Instructions to follow:
Start at the line containing "What Apache ECharts", stop at the line containing "const yTicks = [0, 10, 1];", and please reproduce every line in between, both ends included, without pictures.
* Start Dataset *
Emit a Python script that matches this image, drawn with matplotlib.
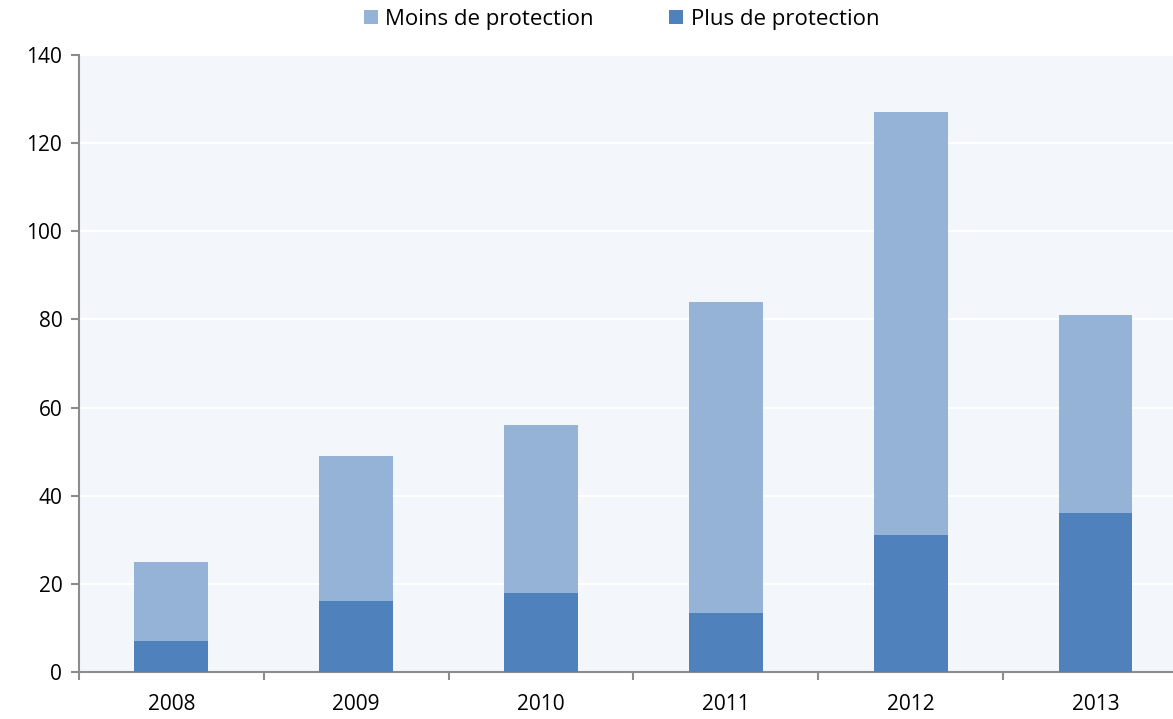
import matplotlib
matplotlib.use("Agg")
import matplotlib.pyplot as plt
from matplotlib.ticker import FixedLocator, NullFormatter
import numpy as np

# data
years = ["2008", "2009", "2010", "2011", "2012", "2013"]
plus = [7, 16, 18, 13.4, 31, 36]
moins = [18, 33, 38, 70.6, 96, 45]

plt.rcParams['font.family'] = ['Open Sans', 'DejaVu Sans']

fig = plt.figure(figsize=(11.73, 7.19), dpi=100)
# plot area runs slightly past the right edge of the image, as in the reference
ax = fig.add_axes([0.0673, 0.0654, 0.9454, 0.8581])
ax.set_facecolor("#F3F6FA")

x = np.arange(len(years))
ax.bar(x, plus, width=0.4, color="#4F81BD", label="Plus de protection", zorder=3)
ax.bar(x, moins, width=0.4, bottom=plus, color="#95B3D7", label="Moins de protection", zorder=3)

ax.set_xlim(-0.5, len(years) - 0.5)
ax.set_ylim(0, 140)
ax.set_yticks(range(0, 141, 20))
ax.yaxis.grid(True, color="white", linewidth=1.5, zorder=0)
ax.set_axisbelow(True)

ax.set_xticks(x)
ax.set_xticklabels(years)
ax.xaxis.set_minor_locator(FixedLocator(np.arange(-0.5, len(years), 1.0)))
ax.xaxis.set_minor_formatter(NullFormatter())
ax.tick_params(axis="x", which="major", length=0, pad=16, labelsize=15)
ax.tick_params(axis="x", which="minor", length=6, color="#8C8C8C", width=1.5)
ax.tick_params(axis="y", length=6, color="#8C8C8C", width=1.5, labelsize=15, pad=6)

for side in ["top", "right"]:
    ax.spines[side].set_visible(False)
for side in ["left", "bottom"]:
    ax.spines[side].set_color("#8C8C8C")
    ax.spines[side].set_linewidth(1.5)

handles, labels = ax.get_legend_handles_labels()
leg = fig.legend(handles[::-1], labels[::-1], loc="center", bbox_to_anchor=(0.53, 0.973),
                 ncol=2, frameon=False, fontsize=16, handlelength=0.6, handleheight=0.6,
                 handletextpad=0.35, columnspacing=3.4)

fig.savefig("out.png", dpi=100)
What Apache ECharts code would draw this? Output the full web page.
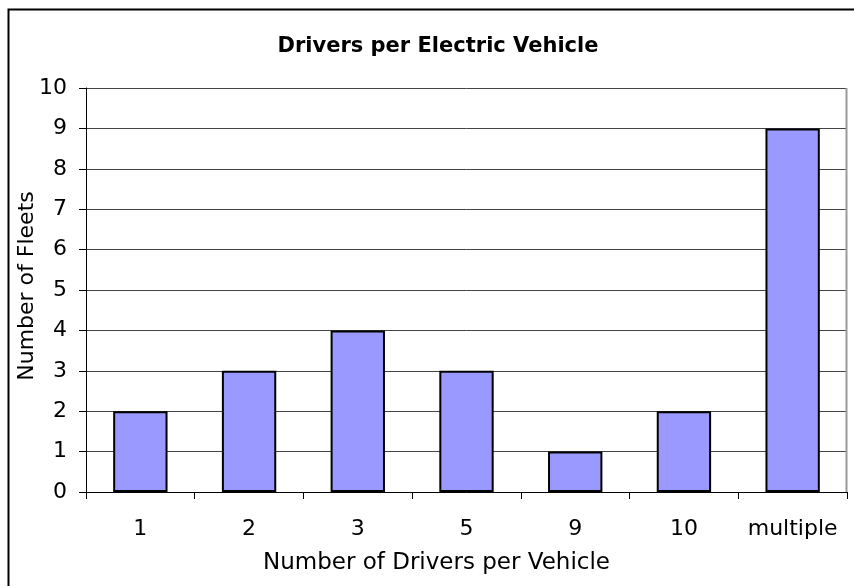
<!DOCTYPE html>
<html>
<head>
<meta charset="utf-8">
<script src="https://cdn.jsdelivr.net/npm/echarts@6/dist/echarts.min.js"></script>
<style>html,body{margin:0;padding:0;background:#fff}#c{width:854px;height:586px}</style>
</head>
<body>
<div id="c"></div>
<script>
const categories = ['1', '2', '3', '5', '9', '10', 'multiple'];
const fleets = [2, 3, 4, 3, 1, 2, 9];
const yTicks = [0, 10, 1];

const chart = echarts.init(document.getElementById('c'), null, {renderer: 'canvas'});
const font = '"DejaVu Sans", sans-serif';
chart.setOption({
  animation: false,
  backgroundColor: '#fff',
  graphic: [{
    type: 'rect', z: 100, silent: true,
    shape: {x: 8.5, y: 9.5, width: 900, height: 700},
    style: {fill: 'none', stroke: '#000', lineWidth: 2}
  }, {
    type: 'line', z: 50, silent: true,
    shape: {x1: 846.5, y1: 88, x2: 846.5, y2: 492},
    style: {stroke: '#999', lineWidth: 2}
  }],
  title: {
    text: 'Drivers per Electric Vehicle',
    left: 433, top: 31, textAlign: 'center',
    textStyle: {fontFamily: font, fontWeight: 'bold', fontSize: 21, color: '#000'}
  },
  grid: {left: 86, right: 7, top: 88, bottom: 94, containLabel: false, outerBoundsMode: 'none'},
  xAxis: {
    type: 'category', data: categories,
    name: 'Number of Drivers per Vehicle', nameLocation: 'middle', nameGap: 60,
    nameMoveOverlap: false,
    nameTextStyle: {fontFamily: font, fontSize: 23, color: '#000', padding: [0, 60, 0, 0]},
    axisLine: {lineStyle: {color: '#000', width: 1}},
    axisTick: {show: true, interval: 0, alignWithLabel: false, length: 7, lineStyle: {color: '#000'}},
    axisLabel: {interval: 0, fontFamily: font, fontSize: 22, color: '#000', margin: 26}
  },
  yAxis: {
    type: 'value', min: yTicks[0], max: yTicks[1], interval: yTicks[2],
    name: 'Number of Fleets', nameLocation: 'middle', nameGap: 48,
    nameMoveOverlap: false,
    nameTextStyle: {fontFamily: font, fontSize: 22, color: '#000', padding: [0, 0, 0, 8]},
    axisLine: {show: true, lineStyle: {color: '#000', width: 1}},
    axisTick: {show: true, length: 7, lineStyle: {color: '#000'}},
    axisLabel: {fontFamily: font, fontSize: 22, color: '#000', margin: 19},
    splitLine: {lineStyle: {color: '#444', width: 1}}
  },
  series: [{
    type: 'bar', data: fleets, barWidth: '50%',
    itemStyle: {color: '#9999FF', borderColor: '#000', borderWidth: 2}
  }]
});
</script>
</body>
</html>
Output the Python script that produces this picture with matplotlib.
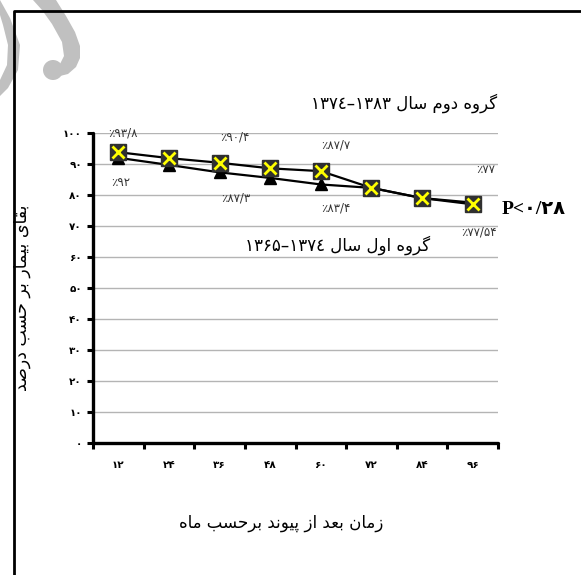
* End Dataset *
Result for this task:
What Apache ECharts code would draw this? Output the full web page.
<!DOCTYPE html>
<html>
<head>
<meta charset="utf-8">
<script src="https://cdn.jsdelivr.net/npm/echarts@6/dist/echarts.min.js"></script>
<style>html,body{margin:0;padding:0;background:#fff}#c{width:854px;height:586px}</style>
</head>
<body>
<div id="c"></div>
<script>
const categories = ['1', '2', '3', '5', '9', '10', 'multiple'];
const fleets = [2, 3, 4, 3, 1, 2, 9];
const yTicks = [0, 10, 1];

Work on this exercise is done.